I am a little late getting to Part 2! It has been a bit of a whirl wind since my session. You can catch up with Part 1 here.
Tuesday, January 19th was my session day with the amazing Kelly Stafford of The Boudoir Belle. I met Kelley a few years ago when she came up to Nashville for my workshop. When she signed up for it I was floored because I had been admiring her work since the day I started my studio. Since then we have kept in touch and continued to admire each other's work. When I decided to travel to another photographer for a shoot I knew I wanted to visit Miss Kelley.
First the packing... I had ordered and got in all of my outfits and I purchased three pairs of heels that I most likely will never wear again. I thought...main word, thought...I had it all planned out in my head, until I started packing. I totally understand why my girls bring me 382 outfits. My session included five wardrobe changes. After I started laying pieces out, I bet I had 15.
Did I mention I only needed 5 outfits??
Monday afternoon, after somewhat narrowing down that mess of a bed, my sister and I hopped in the car and headed to Birmingham. We got into our hotel room, ordered room service and spent the evening catching up. The next day I was going to have my picture taken in my panties.
Tuesday morning when I woke up I expected to be overran by nerves. Crazy enough I wasn't. I was calm and excited. We packed up our stuff and headed to the studio. When we arrived, we were greeted by Kelley's uber talented makeup artist Lauren. I laid out all of my wardrobe, put on a comfy robe, got a delicious mimosa in my hand and I put my butt in Miss Lauren's chair.

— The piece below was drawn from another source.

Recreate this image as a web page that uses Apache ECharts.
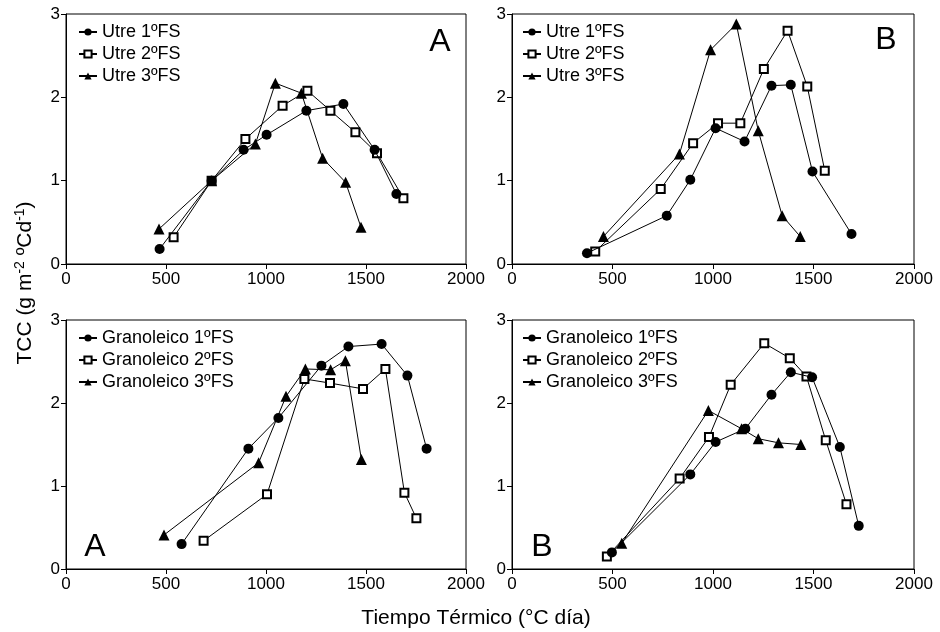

After about an hour in her hair and makeup chair, Lauren was done working her magic. I got up and looked in the mirror and I couldn't believe that was me! I never have my hair and makeup done and frankly, it always looks like a 5 year put my makeup on me. My hair and makeup looked gorgeous. I looked like an adult. ha!
Kelley and I went through my wardrobe and picked out the five we were going to shoot. I changed into the first outfit. It was now show time. I was about to have my turn in front of the camera. I will admit there were a few butterflies that made an appearance but they were short lived. I was ready. Here we go.
Kelley was kind enough to send me a few sneak peeks from my session to use for this post.
I love this shot!!! It was a bitch to get into but like we say "The more it hurts, the sexier it looks."
I need to go ahead and truly apologize to my girls for some of the poses we put you in. Some are so comfy and others...well, they are not. Kelley literally straddled me and pulled my butt in the air for this one. The words "OMG hurry and take the damn picture" may have came out of my mouth. It was so worth it! Again, I apologize to Kelley for my butt being in your face while you got me into this pose! haha!
We had so much fun shooting! I honestly didn't want it to end. I could have spent the entire day with Kelley shooting, chatting and catching up. She was amazing!
I cannot wait for my Image Reveal to see the rest!
So what did I take away from my session?
I walked away with a renewed outlook of myself. I am 38 (soon to be 39. OMG). I have had two amazing kids that literally deflated my boobs and added a few stretch marks. I have a body that seems to want to shift where it wants to hold weight every six months. I have eight pounds and a baby pooch that has taken up permanent residence. I have wrinkles. I have cellulite, I have droopy eyelids. This is the crap that I see in the mirror.
I walked away with the feeling those little stupid things that I worry about do not mean a damn thing.
My husband tells me all the time that I am beautiful. He loves every single inch of me regardless if I have makeup on, have taken a shower that day, have small boobs, or have an extra eight pounds. On this day....I FELT WHAT HE TELLS ME IS TRUE. We hear it from our boyfriends, our husbands, our friends all the time but when YOU SEE IT and when YOU FEEL IT for yourself, it changes you.
We get caught up in our own heads and allow our selves to focus on the "flaws" that we see. It's called being a girl and it's dumb. When I look in the mirror now, I don't see the extra eight pounds or the baby pooch or whatever else I would tear myself up about. NOW I see a 38 year old woman who embraces herself. A woman that walks around with her head held a little higher.
Sometimes you just have to experience that feeling for yourself to truly believe what everyone says to you is true.
Yes I did the session for my husband. He will have gorgeous images to look at but he now has a wife that now truly believes what he tells her is true. I see it now. I feel it now. I just wish I would have done this 10 years ago.
I could have walked out of that studio never to see a picture from the shoot and feel this way. The images from the session are an added bonus. It's the experience itself that changes you.
I will end this with a big thank you to an amazing photographer and friend, Miss Kelley. I have you to thank for an experience that I will never forget. Thank you for showing me...ME.